The next 500 years were some of the quietest Palestine has seen. Empires rose and fell, and control of the country changed hands with monotonous regularity, eventually coming to rest in the hands of the Ottoman Empire. Much of desert Jordan sidestepped all this change and remained a Bedouin stronghold. When the Ottoman Empire collapsed after WWI, Britain took control of Palestine and created the state of Trans Jordan, under the rule of King Abdullah.

 

In 1948 Israeli Arabs and Jews went to war with one another. While everyone was distracted, Trans Jordan snapped up the West Bank and part of Jerusalem, then renamed itself Jordan. In 1953 King Hussein took the throne and Jordan entered a boom period, with a rise in tourism and plenty of aid flowing in from the USA. The Six Day War of 1967 put paid to Jordan's burgeoning tourist industry when Israel retook the West Bank and half of that huge drawcard, Jerusalem. In six days Jordan lost its money spinner and its agricultural land, and replaced them with a few thousand refugees as Palestinians streamed in from the Occupied Territories. By the 1970s, the PLO component of the refugee population was threatening King Hussein's power, and a bloody internal war began, ending when most of the radicals moved to Lebanon.

 

In 1994 Jordan and Israel signed a peace treaty, agreeing to drop economic barriers and cooperate on security and water. This raised concerns among Palestinians that they will be eased out of the region, as Israel and Jordan divide the spoils between themselves. At the same time, Jordan has been increasing its links with Yasser Arafat's Palestine National Authority and working toward agreements with them. In recent years Jordan has also restored relations - cut during the 1991 Gulf War - with Kuwait and Saudi Arabia. King Hussein had begun moving the country towards democracy, with the Islamic Action Front (with its links to the Muslim Brotherhood and fairly fundamentalist policies) the most successful party so far, but his death in February 1999 has left the future uncertain. The king named his eldest son, King Abdullah II, successor to the throne just weeks before dying, although the Constitution stipulates that both parents of the king must be Arab and Muslim by birth (Abdullah's mother was a British citizen who embraced Islam prior to marrying King Hussein).

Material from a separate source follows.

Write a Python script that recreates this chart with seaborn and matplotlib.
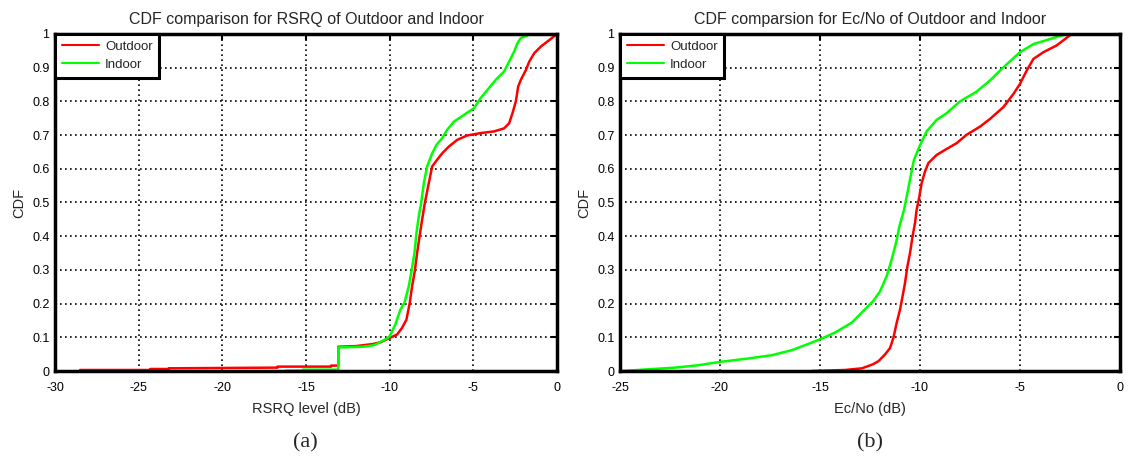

King Abdullah, the sort of monarch who enjoys dressing up as a taxi driver and talking with his subjects incognito, enjoys the growing support of the international community as well as most Jordanians, including the large and influential Palestinian community that appreciates his wife's Palestinian heritage. He says he will continue his father's mission to help stabalize the region, while working internally for a more democratic government, freer press and increased equality for women.